See, I came up at a time when pretty much, the only people running any kind of Unix were elite enough to know what they were doing. In college, I talked a lot of shop with friends who ran all flavors of commercial Unixes (SunOS 4 & 5, AIX, HP/UX, IRIX, the occasional OSF/1) and Linux, and for a while had root on some AIX and HP/UX boxes myself. (I couldn't afford a spare x86 box for Linux to sit beside my IIsi 'till after I graduated.) This was a time when only the truly elite ran Linux. I remember people celebrating when the kernel finally went 1.0. About your only choice for installing a system was Slackware... there were a couple of other minor distributions, but nobody I knew used them. (This was long before Red Hat.)
I came to see distributions as a means to quickly get a minimally functional system installed--kernel, networking, compilers and common language tools (perl, awk, sed, etc.) and perhaps a GUI. Everything else, you roll your own. And why wouldn't you? Actively developed software is always a few revisions past a CD. And why install packages you're not going to use?

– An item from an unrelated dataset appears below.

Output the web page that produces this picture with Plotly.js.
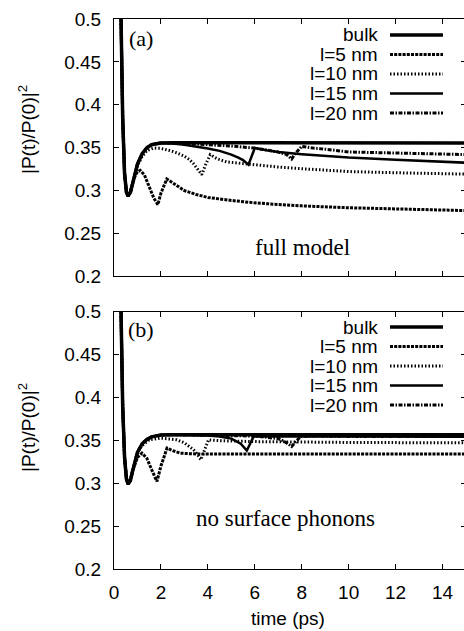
<!DOCTYPE html>
<html>
<head>
<meta charset="utf-8">
<script src="https://cdn.plot.ly/plotly-3.0.1.min.js"></script>
<style>
html,body{margin:0;padding:0;overflow:hidden;background:#fff;}
#chart{width:467px;height:631px;}
</style>
</head>
<body>
<div id="chart"></div>
<script>
// ---------- data ----------
var seriesNames = ['bulk', 'l=5 nm', 'l=10 nm', 'l=15 nm', 'l=20 nm'];
var xTickVals = [0, 2, 4, 6, 8, 10, 12, 14];

// Panel (a): full model
var bulkA_t = [0,0.1,0.2,0.3,0.37,0.45,0.53,0.6,0.7,0.8,0.9,1.0,1.2,1.4,1.6,1.8,2.0,2.5,3,4,6,8,10,12,15];
var bulkA_y = [1.0,0.93,0.75,0.5,0.385,0.32,0.298,0.2935,0.298,0.309,0.321,0.331,0.343,0.35,0.3535,0.355,0.3555,0.3558,0.3558,0.3557,0.3556,0.3555,0.3555,0.3555,0.3555];

var l5A_t = [0,0.1,0.2,0.3,0.37,0.45,0.53,0.6,0.7,0.8,0.9,1.0,1.12,1.3,1.5,1.7,1.87,2.0,2.25,2.5,3.0,3.5,4,5,6,7,8,10,12,14,15];
var l5A_y = [1.0,0.93,0.75,0.5,0.385,0.32,0.298,0.2935,0.299,0.309,0.317,0.322,0.3236,0.318,0.305,0.291,0.2837,0.297,0.3136,0.309,0.300,0.2955,0.292,0.2885,0.2857,0.2838,0.2822,0.2800,0.2785,0.2772,0.2767];

var l10A_t = [0,0.1,0.2,0.3,0.37,0.45,0.53,0.6,0.7,0.8,0.9,1.0,1.2,1.4,1.7,2.0,2.4,2.7,3.0,3.2,3.4,3.6,3.74,3.9,4.1,4.4,4.8,5.5,6,7,8,10,12,14,15];
var l10A_y = [1.0,0.93,0.75,0.5,0.385,0.32,0.298,0.2935,0.298,0.309,0.32,0.329,0.34,0.3465,0.3496,0.3492,0.3465,0.3438,0.340,0.3365,0.331,0.3235,0.3186,0.330,0.3419,0.337,0.3335,0.3315,0.330,0.3275,0.3255,0.3222,0.3208,0.3197,0.3192];

var l15A_t = [0,0.1,0.2,0.3,0.37,0.45,0.53,0.6,0.7,0.8,0.9,1.0,1.2,1.4,1.6,1.8,2.0,2.5,3.0,3.5,4.0,4.5,5.0,5.3,5.5,5.73,5.85,6.0,6.5,7,8,9,10,12,14,15];
var l15A_y = [1.0,0.93,0.75,0.5,0.385,0.32,0.298,0.2935,0.298,0.309,0.321,0.331,0.343,0.35,0.3535,0.355,0.3555,0.355,0.3535,0.3515,0.349,0.3463,0.342,0.3385,0.3355,0.3302,0.340,0.3496,0.347,0.345,0.3425,0.3405,0.3385,0.336,0.3335,0.3325];

var l20A_t = [0,0.1,0.2,0.3,0.37,0.45,0.53,0.6,0.7,0.8,0.9,1.0,1.2,1.4,1.6,1.8,2.0,2.5,3,4,5,6,6.5,7,7.36,7.57,7.75,8.0,8.5,9,10,12,14,15];
var l20A_y = [1.0,0.93,0.75,0.5,0.385,0.32,0.298,0.2935,0.298,0.309,0.321,0.331,0.343,0.35,0.3535,0.355,0.3555,0.3555,0.355,0.3535,0.352,0.3495,0.3475,0.345,0.342,0.3369,0.344,0.3516,0.3495,0.3483,0.345,0.3435,0.3425,0.342];

// Panel (b): no surface phonons
var bulkB_t = [0,0.1,0.2,0.3,0.37,0.45,0.53,0.6,0.7,0.8,0.9,1.0,1.2,1.4,1.6,1.8,2.0,2.5,3,4,6,8,10,12,15];
var bulkB_y = [1.0,0.93,0.75,0.5,0.39,0.33,0.305,0.299,0.303,0.315,0.327,0.336,0.346,0.351,0.354,0.3555,0.3562,0.3565,0.3565,0.3565,0.3565,0.3565,0.3565,0.3565,0.3565];

var l5B_t = [0,0.1,0.2,0.3,0.37,0.45,0.53,0.6,0.7,0.8,0.9,1.0,1.19,1.4,1.6,1.83,2.0,2.26,2.5,2.82,3.5,4,6,8,10,12,15];
var l5B_y = [1.0,0.93,0.75,0.5,0.39,0.33,0.305,0.299,0.305,0.315,0.324,0.330,0.335,0.329,0.316,0.302,0.320,0.341,0.338,0.335,0.334,0.334,0.334,0.334,0.334,0.334,0.334];

var l10B_t = [0,0.1,0.2,0.3,0.37,0.45,0.53,0.6,0.7,0.8,0.9,1.0,1.2,1.5,2.0,2.68,3.0,3.39,3.55,3.7,3.85,4.03,4.5,6,10,15];
var l10B_y = [1.0,0.93,0.75,0.5,0.39,0.33,0.305,0.299,0.303,0.315,0.327,0.336,0.344,0.3505,0.3525,0.3506,0.347,0.339,0.334,0.3273,0.338,0.3506,0.3495,0.3485,0.3475,0.347];

var l15B_t = [0,0.1,0.2,0.3,0.37,0.45,0.53,0.6,0.7,0.8,0.9,1.0,1.2,1.4,1.6,1.8,2.0,2.5,3,4,4.5,5.0,5.4,5.66,5.8,5.95,6.5,10,15];
var l15B_y = [1.0,0.93,0.75,0.5,0.39,0.33,0.305,0.299,0.303,0.315,0.327,0.336,0.346,0.351,0.354,0.3555,0.3562,0.3565,0.3563,0.3555,0.3545,0.352,0.346,0.338,0.346,0.3545,0.3548,0.3545,0.354];

var l20B_t = [0,0.1,0.2,0.3,0.37,0.45,0.53,0.6,0.7,0.8,0.9,1.0,1.2,1.4,1.6,1.8,2.0,2.5,4,6,7,7.3,7.57,7.75,7.95,8.5,10,15];
var l20B_y = [1.0,0.93,0.75,0.5,0.39,0.33,0.305,0.299,0.303,0.315,0.327,0.336,0.346,0.351,0.354,0.3555,0.3562,0.3565,0.356,0.355,0.352,0.348,0.3428,0.349,0.3545,0.355,0.3545,0.3545];

// ---------- styles ----------
var lineStyles = [
  {width: 3.5, dash: 'solid'},
  {width: 3, dash: '3px,1.2px'},
  {width: 3, dash: '1.5px,2px'},
  {width: 2.5, dash: 'solid'},
  {width: 3, dash: '4px,1.5px,1.5px,1.5px'}
];

var panelA = [[bulkA_t,bulkA_y],[l5A_t,l5A_y],[l10A_t,l10A_y],[l15A_t,l15A_y],[l20A_t,l20A_y]];
var panelB = [[bulkB_t,bulkB_y],[l5B_t,l5B_y],[l10B_t,l10B_y],[l15B_t,l15B_y],[l20B_t,l20B_y]];

var traces = [];
panelA.forEach(function(s, i){
  traces.push({x: s[0], y: s[1], xaxis: 'x', yaxis: 'y', mode: 'lines', name: seriesNames[i],
    showlegend: false, line: {color: '#000', width: lineStyles[i].width, dash: lineStyles[i].dash}});
});
panelB.forEach(function(s, i){
  traces.push({x: s[0], y: s[1], xaxis: 'x2', yaxis: 'y2', mode: 'lines', name: seriesNames[i],
    showlegend: false, line: {color: '#000', width: lineStyles[i].width, dash: lineStyles[i].dash}});
});

var sansFont = {family: 'Liberation Sans, Arial, sans-serif', size: 19, color: '#000'};
var serifFont = {family: 'Liberation Serif, Times New Roman, serif', size: 23, color: '#000'};

function xax(showLabels, anchor) {
  return {domain: [0, 1], anchor: anchor, range: [0, 15], tickvals: xTickVals, ticks: 'inside', ticklen: 5,
    tickcolor: '#000', showline: true, linecolor: '#000', linewidth: 1, mirror: 'ticks',
    showgrid: false, zeroline: false, showticklabels: showLabels, tickfont: sansFont, ticklabelstandoff: 6};
}
function yax(domain, anchor) {
  return {domain: domain, anchor: anchor, range: [0.2, 0.5], dtick: 0.05, tick0: 0.2, ticks: 'inside', ticklen: 5,
    tickcolor: '#000', showline: true, linecolor: '#000', linewidth: 1, mirror: 'ticks',
    showgrid: false, zeroline: false, tickfont: sansFont, ticklabelstandoff: 8};
}

var H = 550, TOP = 19, LEFT = 114, W = 352;
function py(p){ return (TOP + H - p) / H; }   // pixel y -> paper y
function px(p){ return (p - LEFT) / W; }      // pixel x -> paper x

var annotations = [
  {text: '|P(t)/P(0)|<sup>2</sup>', xref: 'paper', yref: 'paper', x: px(27), y: py(130), textangle: -90,
   showarrow: false, xanchor: 'center', yanchor: 'middle', font: sansFont},
  {text: '|P(t)/P(0)|<sup>2</sup>', xref: 'paper', yref: 'paper', x: px(27), y: py(428), textangle: -90,
   showarrow: false, xanchor: 'center', yanchor: 'middle', font: sansFont},
  {text: 'time (ps)', xref: 'paper', yref: 'paper', x: px(288), y: py(618), showarrow: false,
   xanchor: 'center', yanchor: 'middle', font: sansFont},
  {text: '(a)', xref: 'paper', yref: 'paper', x: px(141), y: py(38), showarrow: false,
   xanchor: 'center', yanchor: 'middle', font: {family: serifFont.family, size: 22, color: '#000'}},
  {text: '(b)', xref: 'paper', yref: 'paper', x: px(141), y: py(329), showarrow: false,
   xanchor: 'center', yanchor: 'middle', font: {family: serifFont.family, size: 22, color: '#000'}},
  {text: 'full model', xref: 'paper', yref: 'paper', x: px(302), y: py(247), showarrow: false,
   xanchor: 'center', yanchor: 'middle', font: serifFont},
  {text: 'no surface phonons', xref: 'paper', yref: 'paper', x: px(285), y: py(518), showarrow: false,
   xanchor: 'center', yanchor: 'middle', font: serifFont}
];

var shapes = [];
var legendTops = [35, 327];
legendTops.forEach(function(top){
  seriesNames.forEach(function(n, i){
    var yy = py(top + i * 19.5);
    annotations.push({text: n, xref: 'paper', yref: 'paper', x: px(380), y: yy, showarrow: false,
      xanchor: 'right', yanchor: 'middle', font: sansFont});
    shapes.push({type: 'line', xref: 'paper', yref: 'paper', x0: px(390), x1: px(443), y0: yy, y1: yy,
      line: {color: '#000', width: lineStyles[i].width, dash: lineStyles[i].dash}});
  });
});

var layout = {
  width: 467, height: 631,
  margin: {l: LEFT, r: 1, t: TOP, b: 62},
  paper_bgcolor: '#fff', plot_bgcolor: '#fff',
  showlegend: false,
  xaxis: xax(false, 'y'),
  yaxis: yax([0.532, 1], 'x'),
  xaxis2: xax(true, 'y2'),
  yaxis2: yax([0, 0.468], 'x2'),
  annotations: annotations,
  shapes: shapes,
  font: sansFont
};

Plotly.newPlot('chart', traces, layout, {staticPlot: true, displayModeBar: false});
</script>
</body>
</html>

I suppose it was inevitable, distributions sprung up to serve more complex needs... friendlier GUI desktops, simpler installation and administration, binary package management, security, embedded applications, and more. Distributions sprung up around other kernels, mainly the BSD variants. Still, each one fills a set of needs, from technical and usability perspectives. And everyone's needs vary.
BTW, if anyone's considering offering a "correction" that the name "Linux" should be prefixed by "GNU/", you need to join RMS in fucking yourself.